What made you decide to make these visual essays?
have been carefully observing the growing online discourse on the decline or, to put it more diplomatically the change of action cinema. I personally felt that 21st century action films differed significantly from earlier examples. I proceeded to gather material and analyze scenes individually. The video essay project gradually derived from this study. I felt that the discourse might benefit from an audiovisual paradigm (which, admittedly, was rather fragmentary but I never aspired to provide a comprehensive study in 18 minutes; the goal was to add to the discourse). Furthermore, I was quite taken with the video essays by Matt Zoller Seitz, Jim Emerson and Kevin B. Lee. Their critical analyses truly constitute artworks in their own right.

What do you hope people will take from them?
I hope that the two essays will spark an interest in the current discourse on action cinema. Moreover, I hope that some viewers will pay more attention to the manner in which films are assembled. I did by no means set out to convince people that they should alter their tastes. But I hope that those who watched the essays will not immediately dismiss them as pretentious over-analysis or unsubstantiated generalizations. They should consider the films in detail and see whether some of my claims have validity. If they engender more interest in film analysis and prompt some viewers to consider films differently, I am content.

Michael Bay: Devil or well-intentioned, misunderstood genius?
Michael Bay is one of the most successful directors of all time. His films are mainstream hits and we should acknowledge his commercial expertise. He is also an extremely talented visualist. His films incorporate exceptional compositions. But he is also willing to undermine this beauty, literally tear it apart with a rapid editing pattern. His earlier films certainly popularized certain elements of chaos cinema.

Who are some filmmakers whose recent action films you like?
I recently watched RISE OF THE PLANET OF THE APES. The action sequences were very well-realized, long takes, steady build-up of suspense, sharp cuts and effective framings. Last year, I particularly liked 13 ASSASSINS by Takashi Miike.  And Mel Gibson’s APOCALYPTO was phenomenal, a great example of highly intense action filmmaking.

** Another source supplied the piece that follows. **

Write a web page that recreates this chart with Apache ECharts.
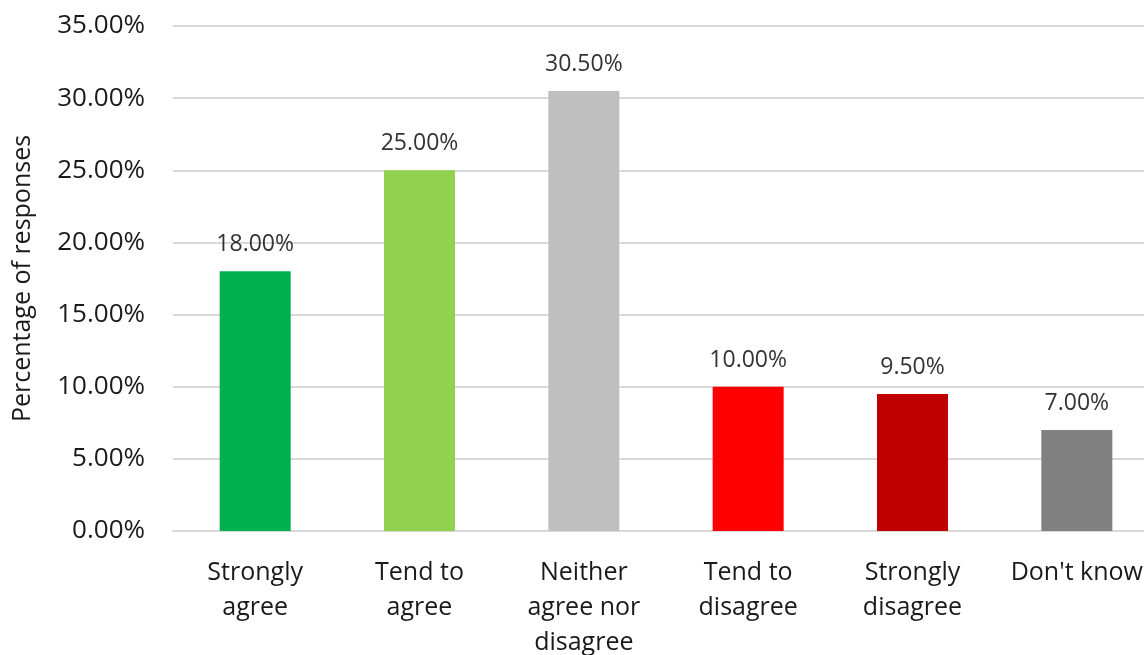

What would your advice be to aspiring filmmakers interested in making action films?
In any discipline, it is of essential importance to gather as much information as possible. I would advise aspiring filmmakers to watch a variety of films from different periods, read up on aesthetics and see what appeals to them. Obviously, I would welcome it if they stage action clearly and effectively.
What do you say to those who might argue that the fast-cutting, shaky camera effects is a closer approximation to how a person experiences those type of events would perceive it?
Even if the shaky cam and fast cutting represented a more authentic portrayal of subjective experience, I would still lobby for filmmaking that respects the principles of physical integrity and spatial coherence. I hold that a character’s experience can be rendered without overwhelming and over-stimulating an audience. What I termed classical action style (which, historically, is actually 1960s post-classical or intensely classical), it seems to me, is much more effective in immersing spectators in the action. If we see an action, we can feel and understand it.

What is the best action movie of all time?
All I know is that it is not BLOODSPORT.